Massachusetts Secretary of the Commonwealth William Galvin, the state’s top securities regulator, charged MetLife following a probe that began after the insurer revealed in December it had failed to make payments to retirees.

In an administrative complaint, Galvin’s office accused MetLife of making misleading statements to investors regarding the sufficiency of the reserves it was required to maintain to meet its obligations to pensioners.

Following December’s revelation, MetLife in February announced it would increase those reserves by $510 million. The New York-based company has estimated that the number of retirees affected, both in and outside Massachusetts, is about 13,500.

The complaint seeks an order requiring MetLife to locate all of the hundreds of Massachusetts retirees eligible for benefits and provide them retroactive and continuing payments. It also seeks sanctions, censure and an administrative fine.

MetLife in a statement said it has “taken aggressive steps to locate unresponsive annuitants who are due funds and already have or will commence payment, including interest, once the necessary paperwork is complete.”
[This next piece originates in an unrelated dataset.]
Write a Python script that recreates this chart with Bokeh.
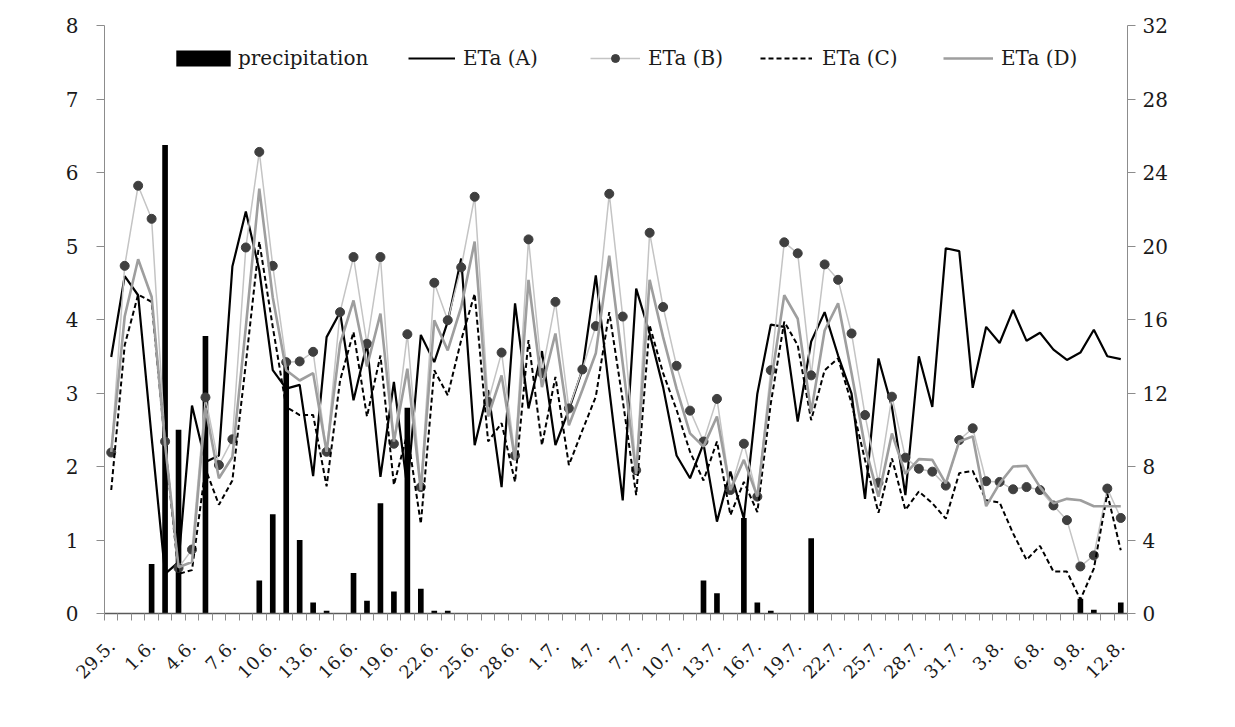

The Massachusetts investigation is one of several launched by regulators in the wake of MetLife’s December announcement. It also faces probes by the U.S. Securities and Exchange Commission and New York’s insurance regulator.

The case centers on MetLife’s business over the last several decades of acquiring the assets of employers pension plans and converting them into group annuity contracts in a process called pension risk transfer.

Galvin’s complaint said MetLife relied on inadequate procedures to contact retirees, many of whom may not have known the company took over their former employers’ pension responsibilities.

MetLife’s efforts to contact them primarily involved sending two perfunctory letters at age 65 and 70-1/2, and when retirees did not respond to them, MetLife categorized them as “presumed dead,” the complaint said.

By marking someone as “presumed dead,” the assets to which he or she was entitled were released from the reserve, increasing MetLife’s bottom line, Galvin alleged.

MetLife made no other attempts to contact them, yet Galvin said his office since launching its probe has been able to locate the majority of Massachusetts residents missing out on the payments.

“They weren’t dead at all,” Galvin said in an interview. “No serious effort was made to find these people.”